MIA TAYLOR
Staff Writer
It is no surprise that Milton Pullen won Pepperdine’s Howard A. White Award for teaching excellence in 2005. The award recognizes professors throughout the university that motivate, challenge and inspire their students. For Pullen, the award honors 30 years of teaching music and dedication to his students.
Pullen’s musical interest sparked from his father’s love of music. Pullen’s father was raised in rural Texas and found talent in playing the harmonica, guitar and fiddle. Along with these instruments, his father loved Gospel singing and often sang Gospel music with his wife and children.
Professor Pullen is the second to the oldest of his siblings and remembers seeing his older brother in choir concerts. “It’s just like yesterday, I was mesmerized,” he said. Later, at Clear Creek High School, Pullen also joined the choir.
Finding sports to be another of his talents, Pullen enrolled as a student at St. Jacques College and played baseball. During his studies he took a music appreciation class and was introduced to Gustav Mahler’s 2nd symphony entitled “The Resurrection.” The uplifting composition sends Pullen into a moment of reprise to his first musical experiences.
“I said to myself, Lord, take me away,” Pullen added. “The Resurrection” is an 80-minute choral and orchestral piece that features text based on German poetry. Pullen had then learned of composers like Mahler and Mozart.
“I heard Mozart’s “Requiem” and I was hooked.” His passion for music grew stronger from that moment on.
Professor Pullen graduated from college with a master’s degree in music in conducting, and a bachelor’s degree in music education, for voice, from the University of Houston. After graduating, Pullen decided to teach for his old high school, Clear Creek. Pullen and Evie Pullen had three children, all of whom were in his high school choirs Both of his sons are now choir conductors at Clear Creek High School, following in the footsteps of their father.
After leaving his high school yet again, Pullen accepted a job teaching music at Abilene Christian University (ACU) in Abilene, Texas.
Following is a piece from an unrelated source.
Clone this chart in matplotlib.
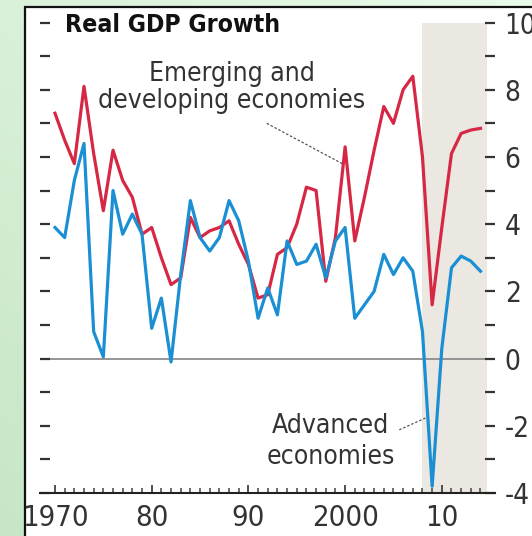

He recalled that the students at ACU were what kept him “going.” He remembered that they were supportive and had great talent.
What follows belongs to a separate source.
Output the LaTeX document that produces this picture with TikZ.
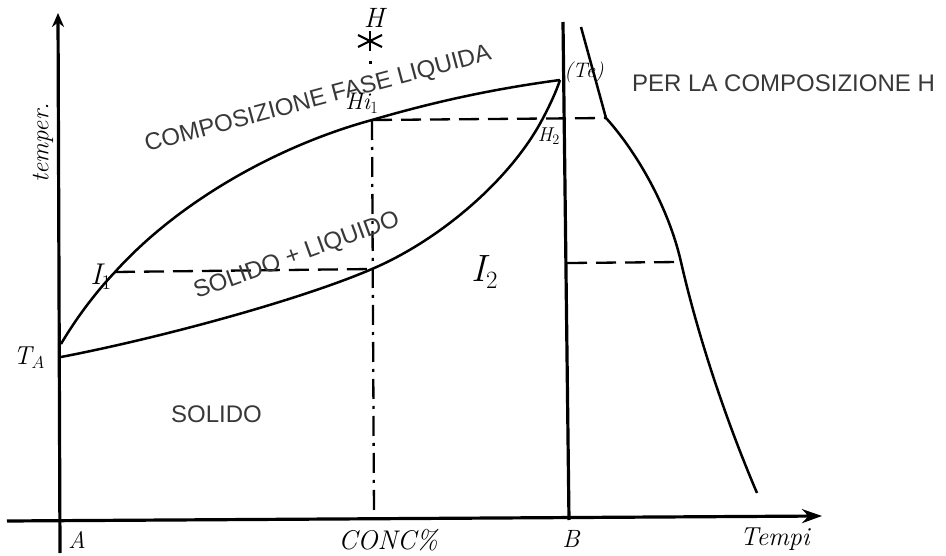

Pullen taught at ACU for six years before moving to Pepperdine’s beautiful Malibu campus.
After his job interview at Pepperdine, Pullen returned home to discuss his opportunity with his wife. “It was an offer I couldn’t refuse,” he said. “We moved to California and I found that it was the best move — this is the best job,” he added.
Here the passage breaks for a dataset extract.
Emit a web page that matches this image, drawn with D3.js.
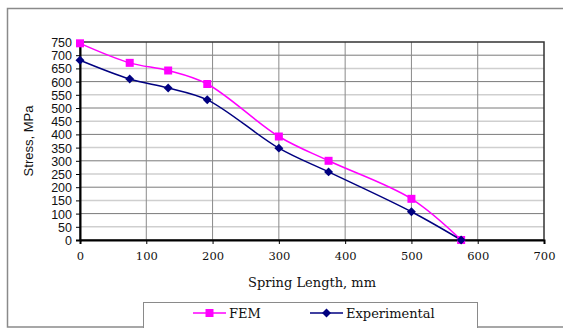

“If you have sports, a music program and a theater program, you have a good school,” Pullen noted. This explains his passion for teaching and dedication to the students for nearly 13 years at Pepperdine.
Although music is an obvious pastime for Professor Pullen, on the weekends he enjoys ironing the next week’s attire and watching television in the comfort of his home. Every weekend, he looks forward to starting a new week at Pepperdine.
Evie Pullen is also a professor in the Fine Arts Division and has been for the last 12 years. Pullen explained that working in the same department as his wife has been enjoyable.
Professor Pullen will be directing an upcoming concert called the Masterworks Concert, which will include large pieces of music and an orchestra. The concert is on April 17.
One student, a music major, said that the Masterworks Concert was going to be “one of the best this year.” The same student, when asked about her thoughts on Professor Pullen, expressed that she has had Professor Pullen almost every year and thinks he is such “such an important person in the music program here.”
Pullen teaches three choirs, Collegium Musicum, Concert Choir and Women’s Choir, as well as Music History and Conducting.
Another student, a young woman in the Concert Choir, described Pullen as “one of those teachers you can’t get enough of, you can tell he really loves what he is doing.”